● Task brief
Go through the listing below and list every line with "chart".

● Task data
###
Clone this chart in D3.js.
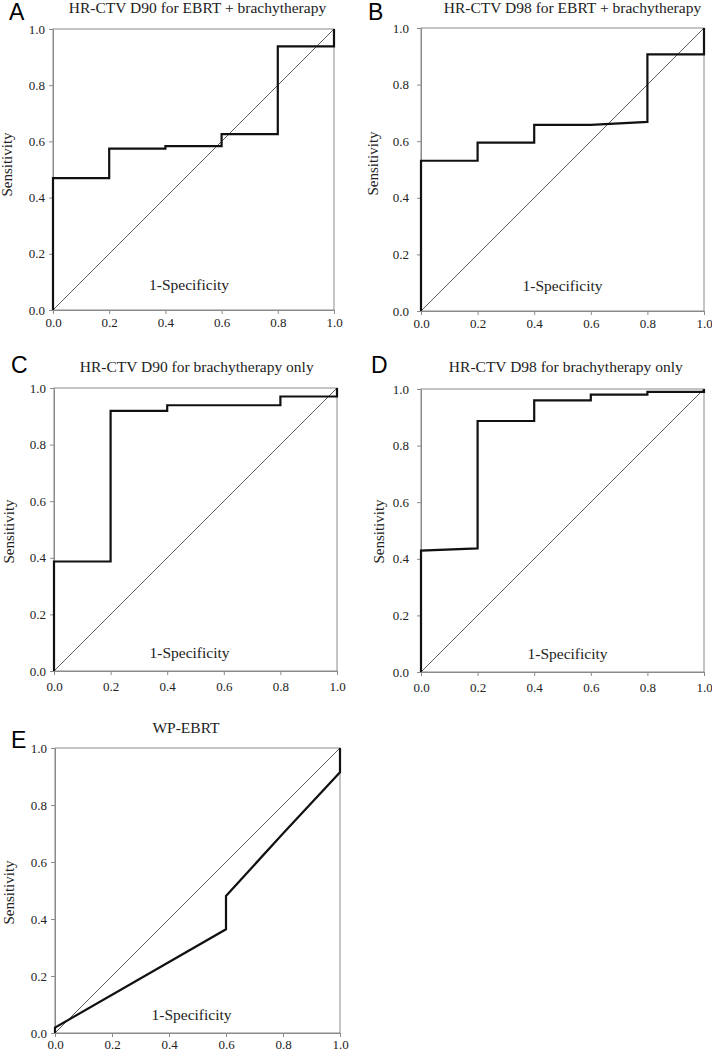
<!DOCTYPE html>
<html><head><meta charset="utf-8">
<script src="https://cdn.jsdelivr.net/npm/d3@7"></script>
<style>body{margin:0;background:#fff} svg{display:block}</style>
</head><body><svg id="c" width="712" height="1053"></svg>
<script>
// ---- data ----
const panelLetters = ["A", "B", "C", "D", "E"];
const panelTitles = [
  "HR-CTV D90 for EBRT + brachytherapy",
  "HR-CTV D98 for EBRT + brachytherapy",
  "HR-CTV D90 for brachytherapy only",
  "HR-CTV D98 for brachytherapy only",
  "WP-EBRT"
];
const yLabel = "Sensitivity";
const xLabel = "1-Specificity";
const tickValues = [0, 0.2, 0.4, 0.6, 0.8, 1.0];
const referenceLine = [[0, 0], [1, 1]];

const rocA = [[0,0],[0,0.469],[0.2,0.469],[0.2,0.574],[0.4,0.574],[0.4,0.583],[0.6,0.583],[0.6,0.626],[0.8,0.626],[0.8,0.938],[1,0.938],[1,1]];
const rocB = [[0,0],[0,0.531],[0.2,0.531],[0.2,0.595],[0.4,0.595],[0.4,0.658],[0.6,0.658],[0.8,0.668],[0.8,0.907],[1,0.907],[1,1]];
const rocC = [[0,0],[0,0.387],[0.2,0.387],[0.2,0.919],[0.4,0.919],[0.4,0.939],[0.8,0.939],[0.8,0.970],[1,0.970],[1,1]];
const rocD = [[0,0],[0,0.429],[0.2,0.437],[0.2,0.887],[0.4,0.887],[0.4,0.960],[0.6,0.960],[0.6,0.980],[0.8,0.980],[0.8,0.990],[1,0.990],[1,1]];
const rocE = [[0,0],[0,0.019],[0.6,0.364],[0.6,0.481],[0.8,0.700],[1,0.915],[1,1]];
const rocSeries = [rocA, rocB, rocC, rocD, rocE];

// ---- layout ----
const layout = [
  {x0:53, x1:334, y0:29, y1:310, tX:197.5, tY:13, lX:9, lY:20, sX:12, sDy:-5, spDx:-4.5, spDy:-20, yPad:4, xPad:4},
  {x0:421, x1:704, y0:28, y1:311, tX:572.5, tY:13, lX:368, lY:20, sX:378, sDy:-6, spDx:0, spDy:-20, yPad:8, xPad:4},
  {x0:54, x1:337, y0:388, y1:671, tX:196.7, tY:372, lX:11, lY:373, sX:14, sDy:2, spDx:-6, spDy:-13, yPad:4, xPad:7},
  {x0:421, x1:704, y0:389, y1:672, tX:565.8, tY:372, lX:371, lY:373, sX:384, sDy:1, spDx:5, spDy:-13.5, yPad:8, xPad:7},
  {x0:55, x1:340, y0:748, y1:1033, tX:186, tY:733, lX:11, lY:748, sX:14, sDy:2, spDx:-6, spDy:-13.5, yPad:4, xPad:3}
];

const svg = d3.select("#c");
const serif = "Liberation Serif, Times New Roman, serif";
const fmt = d3.format(".1f");

rocSeries.forEach((data, i) => {
  const L = layout[i];
  const x = d3.scaleLinear().domain([0, 1]).range([L.x0, L.x1]);
  const y = d3.scaleLinear().domain([0, 1]).range([L.y1, L.y0]);
  const g = svg.append("g");

  // frame
  g.append("rect").attr("x", L.x0).attr("y", L.y0)
    .attr("width", L.x1 - L.x0).attr("height", L.y1 - L.y0)
    .attr("fill", "none").attr("stroke", "#8a8a8a").attr("stroke-width", 1);

  // axes
  const xa = g.append("g").attr("transform", `translate(0,${L.y1})`)
    .call(d3.axisBottom(x).tickValues(tickValues).tickFormat(fmt).tickSizeInner(4).tickSizeOuter(0).tickPadding(L.xPad));
  const ya = g.append("g").attr("transform", `translate(${L.x0},0)`)
    .call(d3.axisLeft(y).tickValues(tickValues).tickFormat(fmt).tickSizeInner(4).tickSizeOuter(0).tickPadding(L.yPad));
  [xa, ya].forEach(a => {
    a.attr("font-family", serif).attr("font-size", 13);
    a.select(".domain").attr("stroke", "#8a8a8a");
    a.selectAll(".tick line").attr("stroke", "#8a8a8a");
    a.selectAll("text").attr("fill", "#222");
  });

  // reference diagonal
  const line = d3.line().x(d => x(d[0])).y(d => y(d[1]));
  g.append("path").attr("d", line(referenceLine))
    .attr("fill", "none").attr("stroke", "#333").attr("stroke-width", 0.8);

  // ROC curve
  g.append("path").attr("d", line(data))
    .attr("fill", "none").attr("stroke", "#111").attr("stroke-width", 2.2)
    .attr("stroke-linejoin", "miter");

  // labels
  g.append("text").attr("x", L.tX).attr("y", L.tY).attr("text-anchor", "middle")
    .attr("font-family", serif).attr("font-size", 15.5).attr("fill", "#222").text(panelTitles[i]);
  g.append("text").attr("x", L.lX).attr("y", L.lY)
    .attr("font-family", "Liberation Sans, Arial, sans-serif").attr("font-size", 23).attr("fill", "#000").text(panelLetters[i]);
  const cy = (L.y0 + L.y1) / 2 + L.sDy;
  g.append("text").attr("transform", `translate(${L.sX},${cy}) rotate(-90)`).attr("text-anchor", "middle")
    .attr("font-family", serif).attr("font-size", 15).attr("fill", "#222").text(yLabel);
  g.append("text").attr("x", (L.x0 + L.x1) / 2 + L.spDx).attr("y", L.y1 + L.spDy).attr("text-anchor", "middle")
    .attr("font-family", serif).attr("font-size", 15.5).attr("fill", "#222").text(xLabel);
});
</script></body></html>
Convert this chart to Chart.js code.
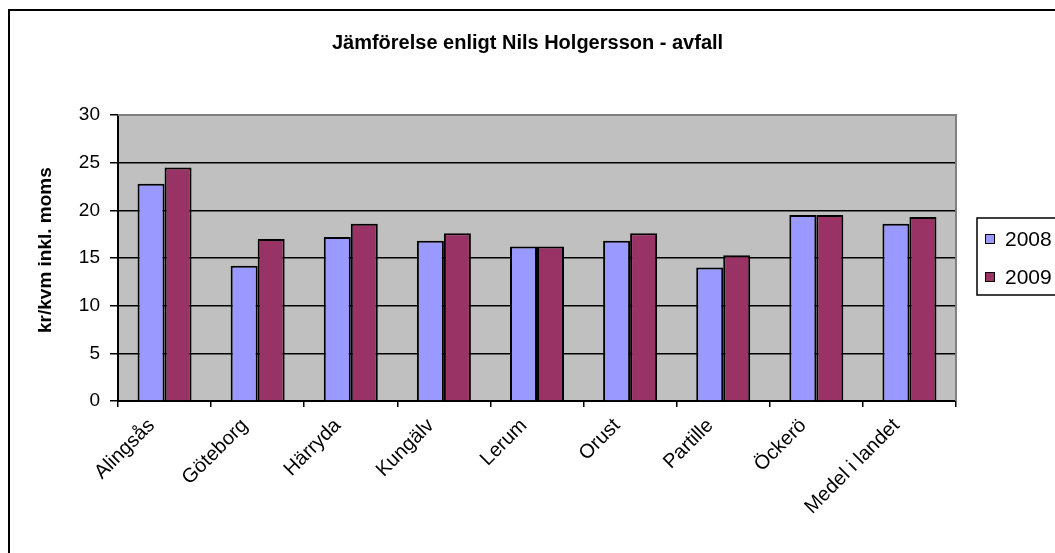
###
● Result below
Clone this chart in D3.js.
Convert this chart to Chart.js code.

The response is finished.